Reproduce each line exactly, including spacing and punctuation.

┌─ Stored data

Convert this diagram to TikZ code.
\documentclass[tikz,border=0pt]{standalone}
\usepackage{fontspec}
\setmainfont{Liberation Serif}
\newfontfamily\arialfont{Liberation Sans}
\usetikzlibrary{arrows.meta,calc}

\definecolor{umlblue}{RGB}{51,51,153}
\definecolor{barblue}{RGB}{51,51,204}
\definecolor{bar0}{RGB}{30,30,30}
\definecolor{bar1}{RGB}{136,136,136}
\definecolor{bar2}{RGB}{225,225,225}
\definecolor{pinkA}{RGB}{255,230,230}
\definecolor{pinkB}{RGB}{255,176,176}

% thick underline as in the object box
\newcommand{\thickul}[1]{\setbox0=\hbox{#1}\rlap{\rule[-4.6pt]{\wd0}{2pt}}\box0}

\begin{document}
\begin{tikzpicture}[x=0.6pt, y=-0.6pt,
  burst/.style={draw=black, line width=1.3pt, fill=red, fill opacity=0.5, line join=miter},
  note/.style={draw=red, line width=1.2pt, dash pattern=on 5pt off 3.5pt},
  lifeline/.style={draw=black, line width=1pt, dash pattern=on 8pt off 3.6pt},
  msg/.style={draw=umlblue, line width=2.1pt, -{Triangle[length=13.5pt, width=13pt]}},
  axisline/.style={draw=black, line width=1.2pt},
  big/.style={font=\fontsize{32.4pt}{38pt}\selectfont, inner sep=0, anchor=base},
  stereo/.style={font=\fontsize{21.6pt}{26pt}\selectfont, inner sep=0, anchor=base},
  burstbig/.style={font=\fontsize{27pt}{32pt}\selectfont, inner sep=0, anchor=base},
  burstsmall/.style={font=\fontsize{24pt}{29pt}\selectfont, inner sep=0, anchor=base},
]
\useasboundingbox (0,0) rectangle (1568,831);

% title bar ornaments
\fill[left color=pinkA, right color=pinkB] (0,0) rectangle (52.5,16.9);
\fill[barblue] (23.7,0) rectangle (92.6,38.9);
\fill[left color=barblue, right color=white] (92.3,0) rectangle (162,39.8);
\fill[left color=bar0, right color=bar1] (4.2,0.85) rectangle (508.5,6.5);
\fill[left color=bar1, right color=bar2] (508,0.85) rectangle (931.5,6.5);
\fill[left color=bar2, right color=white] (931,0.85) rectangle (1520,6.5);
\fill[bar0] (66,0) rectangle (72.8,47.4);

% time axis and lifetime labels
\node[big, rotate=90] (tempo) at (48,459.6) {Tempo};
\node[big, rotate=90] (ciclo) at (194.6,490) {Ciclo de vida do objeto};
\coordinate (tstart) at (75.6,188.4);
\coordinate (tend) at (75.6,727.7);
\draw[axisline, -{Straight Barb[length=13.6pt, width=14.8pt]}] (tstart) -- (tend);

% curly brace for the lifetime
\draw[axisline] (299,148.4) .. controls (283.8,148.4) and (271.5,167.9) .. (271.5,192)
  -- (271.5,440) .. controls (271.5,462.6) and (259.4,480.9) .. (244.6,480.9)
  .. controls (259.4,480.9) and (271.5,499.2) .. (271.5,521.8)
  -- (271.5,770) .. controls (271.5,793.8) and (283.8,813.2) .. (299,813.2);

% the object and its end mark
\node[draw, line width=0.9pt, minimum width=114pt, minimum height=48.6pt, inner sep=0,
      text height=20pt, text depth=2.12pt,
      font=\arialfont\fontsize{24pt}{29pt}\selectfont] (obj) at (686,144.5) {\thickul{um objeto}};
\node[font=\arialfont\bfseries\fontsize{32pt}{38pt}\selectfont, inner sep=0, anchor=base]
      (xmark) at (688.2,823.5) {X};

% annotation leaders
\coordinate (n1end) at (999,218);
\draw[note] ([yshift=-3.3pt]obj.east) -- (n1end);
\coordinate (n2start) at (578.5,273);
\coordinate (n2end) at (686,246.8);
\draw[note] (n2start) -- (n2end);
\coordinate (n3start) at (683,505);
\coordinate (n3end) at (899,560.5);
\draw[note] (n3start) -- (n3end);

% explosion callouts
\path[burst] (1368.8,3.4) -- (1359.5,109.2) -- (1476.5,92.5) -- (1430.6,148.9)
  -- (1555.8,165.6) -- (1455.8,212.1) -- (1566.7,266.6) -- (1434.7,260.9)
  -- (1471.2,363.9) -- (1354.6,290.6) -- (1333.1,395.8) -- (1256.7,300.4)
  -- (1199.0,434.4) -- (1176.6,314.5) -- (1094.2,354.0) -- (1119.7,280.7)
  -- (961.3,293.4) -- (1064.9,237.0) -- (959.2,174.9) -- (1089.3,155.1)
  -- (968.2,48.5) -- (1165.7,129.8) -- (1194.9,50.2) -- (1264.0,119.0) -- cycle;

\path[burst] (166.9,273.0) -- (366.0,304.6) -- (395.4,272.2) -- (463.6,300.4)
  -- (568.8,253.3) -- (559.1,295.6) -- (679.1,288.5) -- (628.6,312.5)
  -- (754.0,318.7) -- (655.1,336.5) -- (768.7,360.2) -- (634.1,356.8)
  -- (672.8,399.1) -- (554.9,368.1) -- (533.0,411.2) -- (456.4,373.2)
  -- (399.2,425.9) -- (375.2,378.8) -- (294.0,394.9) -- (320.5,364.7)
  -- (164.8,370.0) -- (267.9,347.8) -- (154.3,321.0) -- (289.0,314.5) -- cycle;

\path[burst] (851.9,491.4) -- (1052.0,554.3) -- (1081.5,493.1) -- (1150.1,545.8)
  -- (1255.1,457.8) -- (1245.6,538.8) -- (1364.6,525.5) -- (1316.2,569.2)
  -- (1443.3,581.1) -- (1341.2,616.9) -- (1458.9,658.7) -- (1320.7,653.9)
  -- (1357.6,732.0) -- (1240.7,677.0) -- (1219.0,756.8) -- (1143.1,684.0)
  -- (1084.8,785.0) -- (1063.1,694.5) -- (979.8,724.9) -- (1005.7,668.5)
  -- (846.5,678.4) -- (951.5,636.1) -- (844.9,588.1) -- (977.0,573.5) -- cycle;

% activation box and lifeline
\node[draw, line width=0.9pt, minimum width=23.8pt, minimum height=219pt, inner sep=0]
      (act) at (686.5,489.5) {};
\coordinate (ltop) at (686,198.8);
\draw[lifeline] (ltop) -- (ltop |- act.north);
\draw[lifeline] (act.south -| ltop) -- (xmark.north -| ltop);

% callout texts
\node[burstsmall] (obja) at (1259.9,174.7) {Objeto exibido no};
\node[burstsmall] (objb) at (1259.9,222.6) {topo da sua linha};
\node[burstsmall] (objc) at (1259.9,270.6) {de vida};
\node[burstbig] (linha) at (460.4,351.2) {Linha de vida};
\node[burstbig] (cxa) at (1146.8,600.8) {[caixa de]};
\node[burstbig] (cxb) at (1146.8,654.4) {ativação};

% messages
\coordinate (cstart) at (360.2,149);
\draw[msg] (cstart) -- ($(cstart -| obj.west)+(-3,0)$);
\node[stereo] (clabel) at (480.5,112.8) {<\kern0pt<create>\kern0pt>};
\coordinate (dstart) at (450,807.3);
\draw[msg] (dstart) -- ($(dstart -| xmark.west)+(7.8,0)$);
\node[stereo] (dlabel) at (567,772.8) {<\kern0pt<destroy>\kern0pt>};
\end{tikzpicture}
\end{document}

└─

## Full output
Convert this diagram to TikZ code.
\documentclass[tikz,border=0pt]{standalone}
\usepackage{fontspec}
\setmainfont{Liberation Serif}
\newfontfamily\arialfont{Liberation Sans}
\usetikzlibrary{arrows.meta,calc}

\definecolor{umlblue}{RGB}{51,51,153}
\definecolor{barblue}{RGB}{51,51,204}
\definecolor{bar0}{RGB}{30,30,30}
\definecolor{bar1}{RGB}{136,136,136}
\definecolor{bar2}{RGB}{225,225,225}
\definecolor{pinkA}{RGB}{255,230,230}
\definecolor{pinkB}{RGB}{255,176,176}

% thick underline as in the object box
\newcommand{\thickul}[1]{\setbox0=\hbox{#1}\rlap{\rule[-4.6pt]{\wd0}{2pt}}\box0}

\begin{document}
\begin{tikzpicture}[x=0.6pt, y=-0.6pt,
  burst/.style={draw=black, line width=1.3pt, fill=red, fill opacity=0.5, line join=miter},
  note/.style={draw=red, line width=1.2pt, dash pattern=on 5pt off 3.5pt},
  lifeline/.style={draw=black, line width=1pt, dash pattern=on 8pt off 3.6pt},
  msg/.style={draw=umlblue, line width=2.1pt, -{Triangle[length=13.5pt, width=13pt]}},
  axisline/.style={draw=black, line width=1.2pt},
  big/.style={font=\fontsize{32.4pt}{38pt}\selectfont, inner sep=0, anchor=base},
  stereo/.style={font=\fontsize{21.6pt}{26pt}\selectfont, inner sep=0, anchor=base},
  burstbig/.style={font=\fontsize{27pt}{32pt}\selectfont, inner sep=0, anchor=base},
  burstsmall/.style={font=\fontsize{24pt}{29pt}\selectfont, inner sep=0, anchor=base},
]
\useasboundingbox (0,0) rectangle (1568,831);

% title bar ornaments
\fill[left color=pinkA, right color=pinkB] (0,0) rectangle (52.5,16.9);
\fill[barblue] (23.7,0) rectangle (92.6,38.9);
\fill[left color=barblue, right color=white] (92.3,0) rectangle (162,39.8);
\fill[left color=bar0, right color=bar1] (4.2,0.85) rectangle (508.5,6.5);
\fill[left color=bar1, right color=bar2] (508,0.85) rectangle (931.5,6.5);
\fill[left color=bar2, right color=white] (931,0.85) rectangle (1520,6.5);
\fill[bar0] (66,0) rectangle (72.8,47.4);

% time axis and lifetime labels
\node[big, rotate=90] (tempo) at (48,459.6) {Tempo};
\node[big, rotate=90] (ciclo) at (194.6,490) {Ciclo de vida do objeto};
\coordinate (tstart) at (75.6,188.4);
\coordinate (tend) at (75.6,727.7);
\draw[axisline, -{Straight Barb[length=13.6pt, width=14.8pt]}] (tstart) -- (tend);

% curly brace for the lifetime
\draw[axisline] (299,148.4) .. controls (283.8,148.4) and (271.5,167.9) .. (271.5,192)
  -- (271.5,440) .. controls (271.5,462.6) and (259.4,480.9) .. (244.6,480.9)
  .. controls (259.4,480.9) and (271.5,499.2) .. (271.5,521.8)
  -- (271.5,770) .. controls (271.5,793.8) and (283.8,813.2) .. (299,813.2);

% the object and its end mark
\node[draw, line width=0.9pt, minimum width=114pt, minimum height=48.6pt, inner sep=0,
      text height=20pt, text depth=2.12pt,
      font=\arialfont\fontsize{24pt}{29pt}\selectfont] (obj) at (686,144.5) {\thickul{um objeto}};
\node[font=\arialfont\bfseries\fontsize{32pt}{38pt}\selectfont, inner sep=0, anchor=base]
      (xmark) at (688.2,823.5) {X};

% annotation leaders
\coordinate (n1end) at (999,218);
\draw[note] ([yshift=-3.3pt]obj.east) -- (n1end);
\coordinate (n2start) at (578.5,273);
\coordinate (n2end) at (686,246.8);
\draw[note] (n2start) -- (n2end);
\coordinate (n3start) at (683,505);
\coordinate (n3end) at (899,560.5);
\draw[note] (n3start) -- (n3end);

% explosion callouts
\path[burst] (1368.8,3.4) -- (1359.5,109.2) -- (1476.5,92.5) -- (1430.6,148.9)
  -- (1555.8,165.6) -- (1455.8,212.1) -- (1566.7,266.6) -- (1434.7,260.9)
  -- (1471.2,363.9) -- (1354.6,290.6) -- (1333.1,395.8) -- (1256.7,300.4)
  -- (1199.0,434.4) -- (1176.6,314.5) -- (1094.2,354.0) -- (1119.7,280.7)
  -- (961.3,293.4) -- (1064.9,237.0) -- (959.2,174.9) -- (1089.3,155.1)
  -- (968.2,48.5) -- (1165.7,129.8) -- (1194.9,50.2) -- (1264.0,119.0) -- cycle;

\path[burst] (166.9,273.0) -- (366.0,304.6) -- (395.4,272.2) -- (463.6,300.4)
  -- (568.8,253.3) -- (559.1,295.6) -- (679.1,288.5) -- (628.6,312.5)
  -- (754.0,318.7) -- (655.1,336.5) -- (768.7,360.2) -- (634.1,356.8)
  -- (672.8,399.1) -- (554.9,368.1) -- (533.0,411.2) -- (456.4,373.2)
  -- (399.2,425.9) -- (375.2,378.8) -- (294.0,394.9) -- (320.5,364.7)
  -- (164.8,370.0) -- (267.9,347.8) -- (154.3,321.0) -- (289.0,314.5) -- cycle;

\path[burst] (851.9,491.4) -- (1052.0,554.3) -- (1081.5,493.1) -- (1150.1,545.8)
  -- (1255.1,457.8) -- (1245.6,538.8) -- (1364.6,525.5) -- (1316.2,569.2)
  -- (1443.3,581.1) -- (1341.2,616.9) -- (1458.9,658.7) -- (1320.7,653.9)
  -- (1357.6,732.0) -- (1240.7,677.0) -- (1219.0,756.8) -- (1143.1,684.0)
  -- (1084.8,785.0) -- (1063.1,694.5) -- (979.8,724.9) -- (1005.7,668.5)
  -- (846.5,678.4) -- (951.5,636.1) -- (844.9,588.1) -- (977.0,573.5) -- cycle;

% activation box and lifeline
\node[draw, line width=0.9pt, minimum width=23.8pt, minimum height=219pt, inner sep=0]
      (act) at (686.5,489.5) {};
\coordinate (ltop) at (686,198.8);
\draw[lifeline] (ltop) -- (ltop |- act.north);
\draw[lifeline] (act.south -| ltop) -- (xmark.north -| ltop);

% callout texts
\node[burstsmall] (obja) at (1259.9,174.7) {Objeto exibido no};
\node[burstsmall] (objb) at (1259.9,222.6) {topo da sua linha};
\node[burstsmall] (objc) at (1259.9,270.6) {de vida};
\node[burstbig] (linha) at (460.4,351.2) {Linha de vida};
\node[burstbig] (cxa) at (1146.8,600.8) {[caixa de]};
\node[burstbig] (cxb) at (1146.8,654.4) {ativação};

% messages
\coordinate (cstart) at (360.2,149);
\draw[msg] (cstart) -- ($(cstart -| obj.west)+(-3,0)$);
\node[stereo] (clabel) at (480.5,112.8) {<\kern0pt<create>\kern0pt>};
\coordinate (dstart) at (450,807.3);
\draw[msg] (dstart) -- ($(dstart -| xmark.west)+(7.8,0)$);
\node[stereo] (dlabel) at (567,772.8) {<\kern0pt<destroy>\kern0pt>};
\end{tikzpicture}
\end{document}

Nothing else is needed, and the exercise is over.